Kathleen Matthews greets a guest at the National Peace Corps Association 50th anniversary dinner at the Ronald Reagan Building in Washington in this 2011 photo. (Rebecca D'Angelo/For The Washington Post)

Former Marriott executive and local news anchor Kathleen Matthews launched her candidacy for Maryland’s 8th Congressional District seat on Wednesday, kicking off her 2016 campaign with an early morning announcement in downtown Silver Spring.

Matthews said she will bring “an opportunity agenda” for women and children to the campaign, focusing on pay equity, reproductive rights and an increased minimum wage.

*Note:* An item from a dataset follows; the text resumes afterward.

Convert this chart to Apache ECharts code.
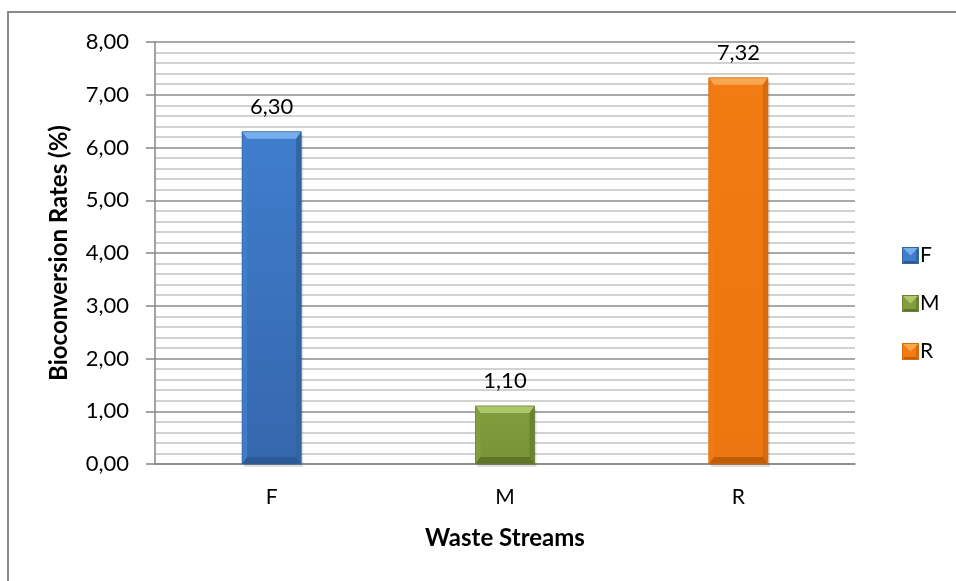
<!DOCTYPE html>
<html>
<head>
<meta charset="utf-8">
<script src="https://cdn.jsdelivr.net/npm/echarts@6/dist/echarts.min.js"></script>
<style>
  html, body { margin: 0; padding: 0; background: #fff; }
  #chart { width: 956px; height: 581px; }
</style>
</head>
<body>
<div id="chart"></div>
<script>
// Bioconversion rates per waste stream
const categories = ['F', 'M', 'R'];
const rates = [6.30, 1.10, 7.32];
const yTicks = [0, 1, 2, 3, 4, 5, 6, 7, 8];

// Bevelled bar palette: face (top/bottom), light bevel, dark bevel, edge
const palette = {
  F: { face: '#3f7dcd', faceLow: '#3567ad', light: '#79aeee', dark: '#2b5a97', edge: '#33669f' },
  M: { face: '#829e3e', faceLow: '#789237', light: '#adc76a', dark: '#5d7429', edge: '#6a8232' },
  R: { face: '#f27b12', faceLow: '#ec760f', light: '#f9a852', dark: '#c05e08', edge: '#d86c0c' }
};

const FONT = 'Lato, "Open Sans", sans-serif';
const fmt = v => v.toFixed(2).replace('.', ',');

// Small bevelled square used as the legend symbol
function legendIcon(c) {
  const svg = "<svg xmlns='http://www.w3.org/2000/svg' width='17' height='17'>" +
    "<rect width='17' height='17' fill='" + c.face + "'/>" +
    "<polygon points='0,0 17,0 8.5,8.5' fill='" + c.light + "'/>" +
    "<polygon points='0,17 17,17 14,14 3,14' fill='" + c.dark + "'/>" +
    "<polygon points='17,0 17,17 14,14 14,3' fill='" + c.edge + "'/>" +
    "<rect x='0.5' y='0.5' width='16' height='16' fill='none' stroke='" + c.edge + "'/></svg>";
  return 'image://data:image/svg+xml;charset=utf-8,' + encodeURIComponent(svg);
}

function renderBar(params, api) {
  const cat = categories[api.value(0)];
  const c = palette[cat];
  const topPt = api.coord([api.value(0), api.value(1)]);
  const basePt = api.coord([api.value(0), 0]);
  const bw = api.size([1, 0])[0] * 0.253;
  const l = topPt[0] - bw / 2, r = topPt[0] + bw / 2;
  const t = topPt[1], b = basePt[1];
  const bv = Math.min(7, (b - t) / 3);
  const sv = 5;
  const faceFill = new echarts.graphic.LinearGradient(0, 0, 0, 1, [
    { offset: 0, color: c.face }, { offset: 1, color: c.faceLow }]);
  return {
    type: 'group',
    children: [
      // soft shadow under the bar
      { type: 'rect', shape: { x: l + 2, y: t + 3, width: bw, height: b - t }, style: { fill: 'rgba(0,0,0,0.12)' } },
      { type: 'rect', shape: { x: l, y: t, width: bw, height: b - t }, style: { fill: faceFill } },
      { type: 'polygon', shape: { points: [[l, t], [r, t], [r - sv, t + bv], [l + sv, t + bv]] }, style: { fill: c.light } },
      { type: 'polygon', shape: { points: [[l, t], [l + sv, t + bv], [l + sv, b - bv], [l, b]] }, style: { fill: c.face, opacity: 0.9 } },
      { type: 'polygon', shape: { points: [[r, t], [r, b], [r - sv, b - bv], [r - sv, t + bv]] }, style: { fill: c.edge } },
      { type: 'polygon', shape: { points: [[l, b], [l + sv, b - bv], [r - sv, b - bv], [r, b]] }, style: { fill: c.dark } },
      { type: 'rect', shape: { x: l, y: t, width: bw, height: b - t }, style: { fill: 'none', stroke: c.edge, lineWidth: 0.8 } },
      { type: 'text', x: topPt[0], y: t - 14,
        style: { text: fmt(api.value(1)), fill: '#000', font: '22px ' + FONT, align: 'center', verticalAlign: 'bottom' } }
    ]
  };
}

const series = categories.map((cat, i) => ({
  name: cat,
  type: 'custom',
  renderItem: renderBar,
  itemStyle: { color: palette[cat].face },
  encode: { x: 0, y: 1 },
  data: [[i, rates[i]]]
}));

const chart = echarts.init(document.getElementById('chart'));
chart.setOption({
  animation: false,
  textStyle: { fontFamily: FONT },
  graphic: [
    { type: 'rect', shape: { x: 8, y: 12, width: 1000, height: 700 }, style: { fill: 'none', stroke: '#8a8a8a', lineWidth: 2 }, silent: true }
  ],
  grid: { left: 155, right: 101, top: 42, bottom: 117 },
  legend: {
    orient: 'vertical',
    left: 897,
    top: 240,
    itemWidth: 17,
    itemHeight: 17,
    itemGap: 27,
    textStyle: { fontSize: 21, color: '#000', fontFamily: FONT, padding: [0, 0, 0, -4] },
    data: categories.map(cat => ({ name: cat, icon: legendIcon(palette[cat]) }))
  },
  xAxis: {
    type: 'category',
    data: categories,
    name: 'Waste Streams',
    nameLocation: 'middle',
    nameGap: 62,
    nameTextStyle: { fontSize: 24, fontWeight: 'bold', color: '#000', fontFamily: FONT },
    axisLine: { lineStyle: { color: '#868686', width: 1.5 } },
    axisTick: { show: false },
    axisLabel: { fontSize: 21, color: '#000', margin: 23, fontFamily: FONT },
    splitLine: { show: false }
  },
  yAxis: {
    type: 'value',
    min: 0,
    max: 8,
    interval: 1,
    name: 'Bioconversion Rates (%)',
    nameLocation: 'middle',
    nameGap: 84,
    nameTextStyle: { fontSize: 24, fontWeight: 'bold', color: '#000', fontFamily: FONT },
    axisLine: { show: true, lineStyle: { color: '#868686', width: 1.5 } },
    axisTick: { show: true, length: 9, lineStyle: { color: '#868686', width: 1.5 } },
    axisLabel: {
      fontSize: 22, color: '#000', margin: 26, fontFamily: FONT,
      formatter: v => yTicks.includes(v) ? fmt(v) : ''
    },
    splitLine: { show: true, lineStyle: { color: '#8c8c8c', width: 1.5 } },
    minorTick: { show: false, splitNumber: 5 },
    minorSplitLine: { show: true, lineStyle: { color: '#c4c4c4', width: 1.5 } }
  },
  series: series
});
</script>
</body>
</html>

Matthews adds a celebrity wild card to the field of Democrats seeking to succeed Rep. Chris Van Hollen (D), who is running for the Senate seat being vacated by the retiring Barbara A. Mikulski (D).

She brings a name well known both from her 25 years as a reporter and anchor for WJLA and her marriage to MSNBC “Hardball” host Chris Matthews. Their deep network of friends and allies in Washington is likely to be a boon to fundraising.

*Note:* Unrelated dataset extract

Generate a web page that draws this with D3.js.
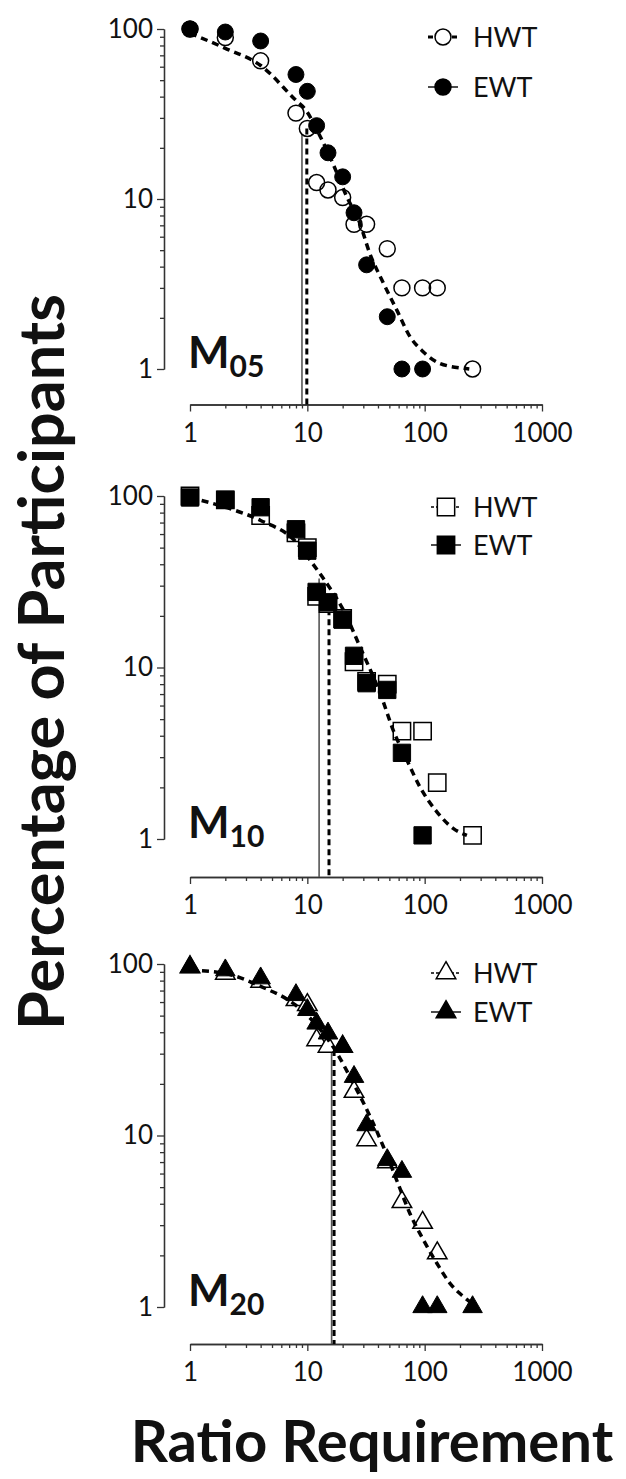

[Chris Matthews may be most challenging campaign spouse since Bill Clinton]

But she’ll also be a novice candidate competing in next April’s Democratic primary against a group of relatively seasoned politicians.

So far, the field includes Dels. Kumar Barve (D-Montgomery) and Ana Sol Gutierrez (D-Montgomery), state Sen. Jamie Raskin (D-Montgomery) and former Obama White House aide Will Jawando.

Matthews said she brings her own background to the race. “I bring experience as a working mother who raised three children, as a longtime advocate for women and children” and as a business leader, she said.

Matthews, who lives in Chevy Chase, resigned last month from her post as chief global communications and public affairs officer for Marriott, where she worked for nearly a decade.

After her announcement on Wednesday, she visited the Kensington Park Senior Living Center and Dawson’s Market in Rockville Town Center.

Asked whether her husband offered any advice for her on her first day as a candidate, Matthews said: “He said to smile.”